Congressional Democrats failed to pass the Robert C. Byrd Miner Safety and Health Act (H.R. 5663), which would have addressed both mine and nonmine safety and health through increased penalties, greater whistleblower protections and more.
To win support of Republicans who earlier objected to including nonmine safety language in a mine safety bill, Rep. George Miller (D-CA) on Dec. 3 introduced the Robert C. Byrd Mine Safety Protection Act (H.R. 6495), near-identical legislation stripped of Occupational Safety and Health Act reforms. In a Dec. 8 vote, the bill failed to garner the necessary two-thirds majority.
“We do not believe it is possible to effectively respond to the worst mining disaster in 40 years without a full understanding of its causes,” Rep. John Kline (R-MN) said in a statement.

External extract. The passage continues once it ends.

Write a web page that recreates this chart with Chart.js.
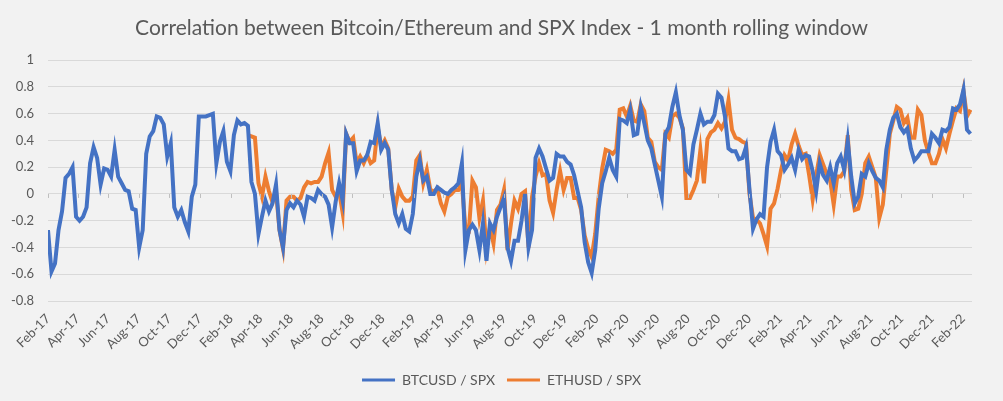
<!DOCTYPE html>
<html>
<head>
<meta charset="utf-8">
<script src="https://cdn.jsdelivr.net/npm/chart.js@4"></script>
<style>
  html, body { margin: 0; padding: 0; background: #f2f2f2; }
  #wrap { width: 1003px; height: 401px; }
</style>
</head>
<body>
<div id="wrap"><canvas id="corrChart" width="1003" height="401"></canvas></div>
<script>
// weekly readings, first week = 1 Feb 2017
const startDate = Date.UTC(2017, 1, 1);
const tickLabels = ['Feb-17', 'Apr-17', 'Jun-17', 'Aug-17', 'Oct-17', 'Dec-17',
    'Feb-18', 'Apr-18', 'Jun-18', 'Aug-18', 'Oct-18', 'Dec-18',
    'Feb-19', 'Apr-19', 'Jun-19', 'Aug-19', 'Oct-19', 'Dec-19',
    'Feb-20', 'Apr-20', 'Jun-20', 'Aug-20', 'Oct-20', 'Dec-20',
    'Feb-21', 'Apr-21', 'Jun-21', 'Aug-21', 'Oct-21', 'Dec-21', 'Feb-22'];

const btcSpx = [
    -0.27, -0.58, -0.52, -0.27, -0.13, 0.12, 0.15, 0.2, -0.17, -0.2,
    -0.17, -0.1, 0.23, 0.35, 0.27, 0.07, 0.19, 0.18, 0.13, 0.33,
    0.13, 0.08, 0.03, 0.02, -0.11, -0.12, -0.4, -0.27, 0.3, 0.43,
    0.47, 0.58, 0.57, 0.52, 0.28, 0.38, -0.1, -0.17, -0.12, -0.21,
    -0.28, -0.02, 0.07, 0.58, 0.58, 0.58, 0.59, 0.6, 0.23, 0.39,
    0.47, 0.24, 0.17, 0.44, 0.55, 0.52, 0.53, 0.51, 0.09, 0,
    -0.3, -0.17, -0.05, -0.13, -0.07, 0.07, -0.27, -0.4, -0.12, -0.07,
    -0.1, -0.05, -0.08, -0.17, -0.02, -0.03, -0.05, 0.03, 0, -0.02,
    -0.08, -0.25, -0.06, 0.08, -0.05, 0.45, 0.38, 0.38, 0.17, 0.25,
    0.25, 0.29, 0.39, 0.38, 0.53, 0.33, 0.38, 0.33, 0.03, -0.15,
    -0.22, -0.15, -0.26, -0.28, -0.15, 0.13, 0.25, 0.1, 0.13, 0,
    0, 0.05, 0.03, 0.01, 0, 0.03, 0.05, 0.08, 0.23, -0.42,
    -0.27, -0.23, -0.27, -0.42, -0.22, -0.5, -0.22, -0.27, -0.17, -0.1,
    -0.03, -0.4, -0.5, -0.35, -0.35, -0.2, 0, -0.4, -0.27, 0.27,
    0.34, 0.28, 0.19, 0.1, 0.12, 0.3, 0.28, 0.28, 0.24, 0.22,
    0.14, 0.02, -0.1, -0.36, -0.51, -0.59, -0.42, -0.11, 0.08, 0.17,
    0.27, 0.18, 0.13, 0.56, 0.55, 0.53, 0.63, 0.44, 0.45, 0.65,
    0.53, 0.4, 0.34, 0.22, 0.1, -0.02, 0.45, 0.5, 0.65, 0.76,
    0.59, 0.48, 0.18, 0.15, 0.37, 0.48, 0.6, 0.52, 0.54, 0.54,
    0.59, 0.75, 0.72, 0.58, 0.34, 0.32, 0.32, 0.26, 0.27, 0.35,
    0.03, -0.26, -0.19, -0.15, -0.17, 0.2, 0.39, 0.48, 0.32, 0.29,
    0.18, 0.22, 0.27, 0.18, 0.33, 0.26, 0.29, 0.28, 0.17, 0.02,
    0.23, 0.14, 0.1, 0.2, 0.08, 0.23, 0.28, 0.18, 0.4, 0.13,
    -0.07, -0.02, 0.15, 0.13, 0.23, 0.17, 0.12, 0.1, 0.05, 0.33,
    0.48, 0.57, 0.6, 0.5, 0.46, 0.49, 0.34, 0.25, 0.28, 0.32,
    0.32, 0.32, 0.45, 0.42, 0.38, 0.48, 0.47, 0.5, 0.64, 0.63,
    0.67, 0.78, 0.48, 0.45
];

// ETH series begins at week 57 (early March 2018)
const ethStartWeek = 57;
const ethSpx = [
    0.44, 0.43, 0.42,
    0.08, -0.02, 0.13, 0.02, -0.06, 0.02, -0.27, -0.41, -0.05, -0.02,
    -0.02, -0.05, -0.03, 0.05, 0.09, 0.08, 0.09, 0.09, 0.13, 0.23,
    0.31, 0.03, -0.02, 0.02, -0.14, 0.45, 0.39, 0.42, 0.23, 0.28,
    0.23, 0.29, 0.23, 0.25, 0.5, 0.35, 0.4, 0.34, 0.03, -0.1,
    0.04, -0.02, -0.05, -0.05, -0.02, 0.25, 0.29, 0.08, 0.18, 0.03,
    0.02, 0.04, -0.07, -0.13, -0.02, 0, 0.03, 0.03, 0.08, -0.25,
    -0.27, 0.1, 0.05, -0.18, -0.05, -0.41, -0.25, -0.37, -0.12, -0.08,
    0.03, -0.42, -0.22, -0.05, -0.11, 0, 0.02, -0.4, -0.02, 0.13,
    0.23, 0.14, 0.15, -0.05, -0.14, 0.03, 0.17, 0.03, 0.12, 0.12,
    -0.03, -0.03, -0.12, -0.31, -0.41, -0.47, -0.3, -0.02, 0.19, 0.33,
    0.32, 0.3, 0.33, 0.63, 0.64, 0.58, 0.66, 0.55, 0.54, 0.67,
    0.62, 0.42, 0.39, 0.24, 0.2, 0.18, 0.45, 0.42, 0.58, 0.6,
    0.57, 0.49, -0.03, -0.03, 0.03, 0.1, 0.33, 0.08, 0.41, 0.46,
    0.48, 0.53, 0.49, 0.54, 0.7, 0.48, 0.42, 0.41, 0.39, 0.38,
    0, -0.18, -0.19, -0.22, -0.3, -0.39, -0.11, -0.07, 0.04, 0.18,
    0.29, 0.25, 0.37, 0.45, 0.36, 0.29, 0.3, 0.14, -0.04, 0.14,
    0.29, 0.22, 0.15, 0.1, -0.08, 0.13, 0.13, 0.17, 0.44, 0.03,
    -0.12, -0.11, 0, 0.23, 0.28, 0.2, 0.12, -0.18, -0.08, 0.18,
    0.45, 0.55, 0.65, 0.63, 0.53, 0.57, 0.42, 0.42, 0.63, 0.59,
    0.4, 0.31, 0.23, 0.23, 0.3, 0.41, 0.34, 0.45, 0.55, 0.64,
    0.62, 0.77, 0.58, 0.63
];

const DAY = 86400000;
const FONT = 'Lato, "Open Sans", sans-serif';

// day offsets of the axis labels (every 2 months)
const tickDays = tickLabels.map((lbl, k) => (Date.UTC(2017, 1 + 2 * k, 1) - startDate) / DAY);

const btcPoints = btcSpx.map((v, i) => ({ x: i * 7, y: v }));
const ethPoints = ethSpx.map((v, i) => ({ x: (ethStartWeek + i) * 7, y: v }));

// small tick marks on the zero line like excel draws them
const zeroTicks = {
    id: 'zeroTicks',
    afterDatasetsDraw(chart) {
        const { ctx, scales: { x, y } } = chart;
        const y0 = y.getPixelForValue(0);
        ctx.save();
        ctx.strokeStyle = '#bfbfbf';
        ctx.lineWidth = 1;
        tickDays.forEach(d => {
            const px = Math.round(x.getPixelForValue(d)) + 0.5;
            ctx.beginPath();
            ctx.moveTo(px, y0);
            ctx.lineTo(px, y0 + 4);
            ctx.stroke();
        });
        ctx.restore();
    }
};

const ctx = document.getElementById('corrChart').getContext('2d');
new Chart(ctx, {
    type: 'line',
    data: {
        datasets: [{
            label: 'BTCUSD / SPX',
            data: btcPoints,
            borderColor: '#4472c4',
            backgroundColor: '#4472c4',
            borderWidth: 4,
            pointRadius: 0,
            tension: 0
        }, {
            label: 'ETHUSD / SPX',
            data: ethPoints,
            borderColor: '#ed7d31',
            backgroundColor: '#ed7d31',
            borderWidth: 4,
            pointRadius: 0,
            tension: 0
        }]
    },
    options: {
        responsive: false,
        animation: false,
        layout: { padding: { left: 0, right: 0, top: 0, bottom: 4 } },
        plugins: {
            title: {
                display: true,
                text: 'Correlation between Bitcoin/Ethereum and SPX Index - 1 month rolling window',
                color: '#595959',
                font: { family: FONT, size: 21, weight: 'normal' },
                padding: { top: 16, bottom: 19 }
            },
            legend: {
                position: 'bottom',
                labels: {
                    color: '#595959',
                    font: { family: FONT, size: 14 },
                    boxWidth: 33,
                    boxHeight: 3,
                    padding: 12,
                    generateLabels(chart) {
                        const items = Chart.defaults.plugins.legend.labels.generateLabels(chart);
                        items.forEach(it => { it.lineWidth = 0; });
                        return items;
                    }
                }
            },
            tooltip: { enabled: false }
        },
        scales: {
            x: {
                type: 'linear',
                min: 0,
                max: 1844,
                grid: { display: false },
                border: { display: false },
                afterBuildTicks(scale) {
                    scale.ticks = tickDays.map(d => ({ value: d }));
                },
                afterFit(scale) { scale.height = 60; },
                ticks: {
                    autoSkip: false,
                    maxRotation: 45,
                    minRotation: 45,
                    color: '#595959',
                    font: { family: FONT, size: 13 },
                    padding: 2,
                    callback: (val, idx) => tickLabels[idx]
                }
            },
            y: {
                min: -0.8,
                max: 1,
                grid: { color: '#d9d9d9', lineWidth: 1, drawTicks: false },
                border: { display: false },
                afterFit(scale) { scale.width = 48; },
                ticks: {
                    stepSize: 0.2,
                    color: '#595959',
                    font: { family: FONT, size: 13 },
                    padding: 14,
                    callback: v => String(Math.round(v * 10) / 10)
                }
            },
            // empty right-hand spacer so the title and legend stay centred on the page
            spacer: {
                position: 'right',
                min: 0,
                max: 1,
                grid: { display: false },
                border: { display: false },
                ticks: { display: false },
                afterFit(scale) { scale.width = 31; }
            }
        }
    },
    plugins: [zeroTicks]
});
</script>
</body>
</html>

But the basic mining safety improvements of this bill – which included more whistleblower protections, additional enforcement tools and stronger penalties – were debated for eight months before the vote, longer than the time spent nearly five years ago on the Mine Improvement and New Emergency Response Act.
Coming after the 2006 Sago Mine tragedy, the MINER Act became law less than one month after its mid-May introduction. Another year passed before the Mine Safety and Health Administration issued its report on the Sago explosion.
The speed in which the new mine safety bill was advancing was not Kline’s only concern. The senator called the bill “flawed,” said it had fallen victim to partisan politics, and suggested the solution was not stronger regulations or whistleblower protections but greater scrutiny of MSHA.
This goes against Miller’s point of view: Miners are only kept safe by the law, which currently is too weak to deter some operators and owners from violating it – making his legislation necessary. “Unfortunately, there are still mine owners in this day and age who insist that they have a right to violate that law,” Miller said on the House floor. “Today, if you do it, you get a slap on the wrist. Pass this law and it’s a felony.”
With Republicans controlling the House and having a stronger minority in the Senate during the 112th Congress, Miller and others pushing for new worker safety legislation might have to wait a little longer to get their way or, like Gillibrand and Schumer, be willing to negotiate for something less than ideal.